What is asked:
Repeat the material exactly from its first line to the line that includes "import * as". Skip pictures.

◆ ◆ ◆ ◆ ◆ ◆ ◆

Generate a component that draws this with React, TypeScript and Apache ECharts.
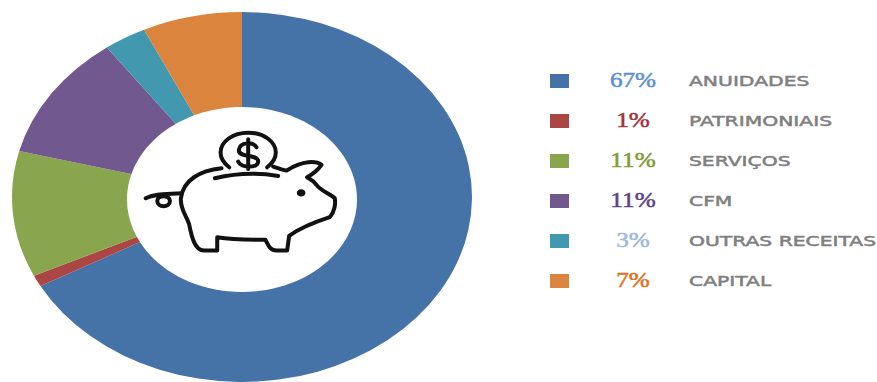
import React, { useEffect, useRef } from "react";
import * as echarts from "echarts";

// Revenue share by source
const categories = ["ANUIDADES", "PATRIMONIAIS", "SERVIÇOS", "CFM", "OUTRAS RECEITAS", "CAPITAL"];
const shares = [67, 1, 11, 11, 3, 7];
const sliceColors = ["#4572a7", "#aa4643", "#89a54e", "#71588f", "#4198af", "#db843d"];
const shareColors = ["#5a8fd6", "#9e3335", "#7f9c35", "#5b4288", "#9db9dc", "#e0701a"];
const rowCentres = [81, 121, 161, 201, 241, 281];

// Piggy bank outline, drawn at three times its final size
const pigBody =
  "M365,205 C300,212 250,240 243,295 C240,330 262,350 268,375 C275,410 285,452 312,452 L352,452 L352,412 " +
  "C400,420 450,420 497,420 C505,435 510,452 530,452 L562,452 L568,408 C600,385 650,365 690,352 " +
  "C705,335 708,310 705,295 C690,280 665,275 650,255 C640,240 625,235 622,232 C640,222 655,210 665,195 " +
  "C650,183 610,180 560,212 C550,210 535,205 520,200";
const pigSlot = "M345,235 Q440,212 535,228";
const pigTail = "M137,295 C165,280 200,283 245,280 M210,303 C210,324 172,324 172,303 C172,284 210,284 210,303";
const coinRim = "M388,202 C372,190 362,175 362,158 C362,125 399,98 445,98 C491,98 528,125 528,158 C528,175 518,190 502,202";
const dollar = "M470,142 C460,125 420,125 417,150 C415,175 475,160 475,185 C475,205 425,205 415,185 M445,118 L445,207";

["pigBody", "pigSlot", "pigTail", "coinRim", "dollar"].forEach((name, i) => {
  const d = [pigBody, pigSlot, pigTail, coinRim, dollar][i];
  echarts.graphic.registerShape(name, echarts.graphic.extendPath(d, {}));
});

const CX = 242;
const CY = 197;
const RX = 230;
const RY = 185;

export default function App() {
  const ref = useRef<HTMLDivElement>(null);

  useEffect(() => {
    const chart = echarts.init(ref.current!, undefined, { renderer: "svg" });
    const total = shares.reduce((a, b) => a + b, 0);

    const renderItem = (params: any, api: any) => {
      const before = shares.slice(0, params.dataIndex).reduce((a, b) => a + b, 0);
      const start = -Math.PI / 2 + (before / total) * Math.PI * 2;
      const end = start + (api.value(0) / total) * Math.PI * 2;
      return {
        type: "group",
        x: CX,
        y: CY,
        scaleY: RY / RX,
        children: [
          {
            type: "sector",
            shape: { cx: 0, cy: 0, r: RX, r0: RX * 0.45, startAngle: start, endAngle: end, clockwise: true },
            style: { fill: sliceColors[params.dataIndex] },
          },
        ],
      };
    };

    const pigStroke = { fill: "none", stroke: "#111111", lineWidth: 12, lineCap: "round", lineJoin: "round" };
    const pigParts = ["pigBody", "pigSlot", "pigTail", "coinRim", "dollar"].map((type) => ({
      type,
      z: 11,
      style: pigStroke,
    }));

    const legendRows = categories.flatMap((name, i) => [
      {
        type: "rect",
        shape: { x: 550, y: rowCentres[i] - 7, width: 19, height: 14 },
        style: { fill: sliceColors[i] },
      },
      {
        type: "text",
        x: 633,
        y: rowCentres[i] - 1,
        scaleX: 1.2,
        style: {
          text: `${shares[i]}%`,
          font: "21px 'Liberation Serif'",
          fill: shareColors[i],
          stroke: shareColors[i],
          lineWidth: 0.5,
          align: "center",
          verticalAlign: "middle",
        },
      },
      {
        type: "text",
        x: 689,
        y: rowCentres[i],
        scaleX: 1.45,
        style: {
          text: name,
          font: "14px 'DejaVu Sans'",
          fill: "#7f7f7f",
          stroke: "#7f7f7f",
          lineWidth: 0.5,
          align: "left",
          verticalAlign: "middle",
        },
      },
    ]);

    chart.setOption({
      animation: false,
      backgroundColor: "#ffffff",
      series: [
        {
          type: "custom",
          coordinateSystem: "none",
          clip: false,
          silent: true,
          data: shares.map((value, i) => ({ name: categories[i], value: [value] })),
          renderItem,
        },
      ],
      graphic: [
        {
          type: "ellipse",
          z: 10,
          shape: { cx: 242, cy: 199.5, rx: 115, ry: 92.5 },
          style: { fill: "#ffffff" },
        },
        {
          type: "group",
          x: 100,
          y: 100,
          scaleX: 1 / 3,
          scaleY: 1 / 3,
          children: [
            ...pigParts,
            { type: "ellipse", z: 11, shape: { cx: 604, cy: 279, rx: 13, ry: 11 }, style: { fill: "#111111" } },
          ],
        },
        ...legendRows,
      ],
    });

    return () => chart.dispose();
  }, []);

  return <div ref={ref} style={{ position: "fixed", left: 0, top: 0, width: 877, height: 382 }} />;
}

◆ ◆ ◆ ◆ ◆ ◆ ◆

Problem solution:
Generate a component that draws this with React, TypeScript and Apache ECharts.
import React, { useEffect, useRef } from "react";
import * as echarts from "echarts";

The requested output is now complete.